Here’s a simple, high-level guide with tips

  1. Steps to Fine-Tune SafeTensors Model
    Load the Pre-Trained Model (SafeTensors Format)
    SafeTensors models are typically used with frameworks like Hugging Face Transformers. You can load the model like this:

from transformers import AutoModelForCausalLM, AutoTokenizer

model_name = "path/to/your/safetensors/model"
tokenizer = AutoTokenizer.from_pretrained(model_name)
model = AutoModelForCausalLM.from_pretrained(model_name, trust_remote_code=True)

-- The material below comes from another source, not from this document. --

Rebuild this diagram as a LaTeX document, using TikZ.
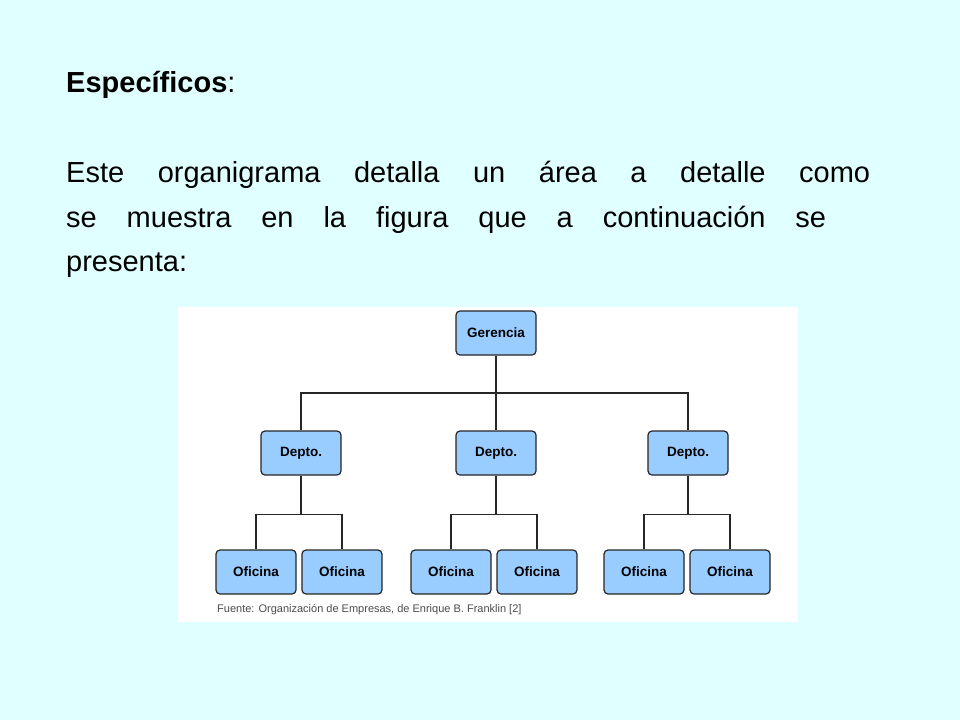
\documentclass[tikz,border=0pt]{standalone}
\usepackage{fontspec}
\setmainfont{Liberation Sans}
\definecolor{bgc}{RGB}{224,255,255}
\definecolor{boxc}{RGB}{153,204,255}
\begin{document}
\begin{tikzpicture}[x=1pt,y=-1pt,
  box/.style={draw=black!85,line width=1.2pt,fill=boxc,rounded corners=4pt,minimum width=80pt,minimum height=44pt,font=\fontsize{13.5}{15}\selectfont\bfseries,inner sep=0pt},
  ln/.style={line width=1.2pt,black!85},
  para/.style={anchor=base west,inner sep=0pt,font=\fontsize{29}{34}\selectfont}]
\fill[bgc] (0,0) rectangle (960,720);
\useasboundingbox (0,0) rectangle (960,720);
\fill[white] (178,307) rectangle (798,622);
\node[para,font=\fontsize{29}{34}\selectfont\bfseries] (t) at (66,92) {Específicos\textmd{:}};
\node[para] (p1) at (66,182) {\makebox[804pt][s]{Este organigrama detalla un área a detalle como}};
\node[para] (p2) at (66,227) {\makebox[760pt][s]{se muestra en la figura que a continuación se}};
\node[para] (p3) at (66,271) {presenta:};
\node[box] (g) at (496,333) {Gerencia};
\node[box] (d1) at (301,453) {Depto.};
\node[box] (d2) at (496,453) {Depto.};
\node[box] (d3) at (688,453) {Depto.};
\foreach \i/\x in {1/256,2/342,3/451,4/537,5/644,6/730}{
  \node[box] (o\i) at (\x,572) {Oficina};}
\draw[ln] (g.south) -- (d2.north);
\draw[ln] (d1.north) |- (496,393) -| (d3.north);
\foreach \d/\a/\b in {d1/o1/o2,d2/o3/o4,d3/o5/o6}{
  \draw[ln] (\d.south) -- ++(0,39) coordinate (c\d);
  \draw[ln] (\a.north) |- (c\d) -| (\b.north);}
\node[anchor=base west,inner sep=0pt,font=\fontsize{11}{13}\selectfont,text=black!70] (src) at (217,612) {Fuente: Organización de Empresas, de Enrique B. Franklin [2]};
\end{tikzpicture}
\end{document}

If the model weights are stored in SafeTensors format, ensure that your Hugging Face library version supports it (version 4.25.0 or later).

  1. Prepare the Dataset
    Tokenize your dataset using the same tokenizer as the pre-trained model:

from datasets import load_dataset

dataset = load_dataset("path/to/your/custom_dataset")
def tokenize_function(examples):
return tokenizer(examples["text"], truncation=True, padding="max_length", max_length=512)
tokenized_dataset = dataset.map(tokenize_function, batched=True)

  1. Set Up Efficient Fine-Tuning (LoRA or PEFT)
    Since your goal is to fine-tune the model without exceeding 20GB, you should use parameter-efficient fine-tuning techniques like LoRA (Low-Rank Adaptation) or PEFT (Parameter-Efficient Fine-Tuning). These methods significantly reduce the number of trainable parameters, keeping the final model size small.

Using PEFT with LoRA:

from peft import LoraConfig, get_peft_model

lora_config = LoraConfig(
r=16, # Rank (smaller values reduce memory usage)
lora_alpha=32, # Scaling factor
target_modules=["q_proj", "v_proj"], # Apply LoRA to attention layers
lora_dropout=0.1,
bias="none"
)
peft_model = get_peft_model(model, lora_config)